In 1694, England’s currency system was under severe strain, a direct consequence of prolonged warfare with France. King William III’s Nine Years' War had drained the Treasury, and the government’s credit was exhausted. Traditional short-term loans from goldsmith bankers were insufficient, and a 1693 attempt to raise a £1 million long-term loan had failed. The financial crisis was compounded by a chaotic physical currency: clipped and counterfeit silver coins circulated widely, undermining trade and tax revenues, as their bullion value fell below their face value. The state was fiscally paralysed, unable to reliably pay its soldiers and sailors, threatening the war effort and domestic stability.
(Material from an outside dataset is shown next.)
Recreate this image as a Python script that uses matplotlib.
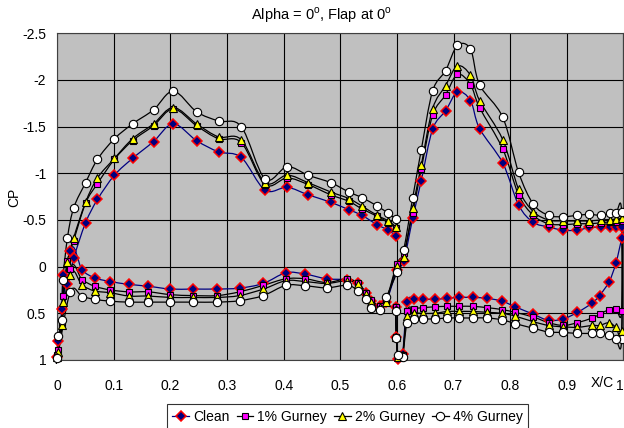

The immediate solution was an innovative deal brokered by the financier William Paterson. In return for lending the government £1.2 million at 8% interest, a consortium of subscribers was incorporated by royal charter as the
Governor and Company of the Bank of England. This was not merely a loan but a fundamental restructuring of public finance. The Bank would act as the government’s banker, managing its accounts and issuing negotiable notes against the debt. These notes, backed by the state’s future tax revenues (specifically from new shipping taxes), began to circulate as a trusted paper currency, providing a much-needed stable medium of exchange beyond the debased coinage.
Thus, the currency situation of 1694 was the catalyst for a revolutionary financial institution. The establishment of the Bank of England created a permanent national debt, secured by Parliament, which gave investors confidence. Its banknotes laid the foundation for a modern paper currency system, while the recoinage of 1696, facilitated by the Bank’s credit, would eventually resolve the silver coin crisis. This moment marked England’s decisive shift from a medieval coin-based economy toward a powerful system of public credit and managed currency, securing its military ambitions and enabling its future financial and imperial dominance.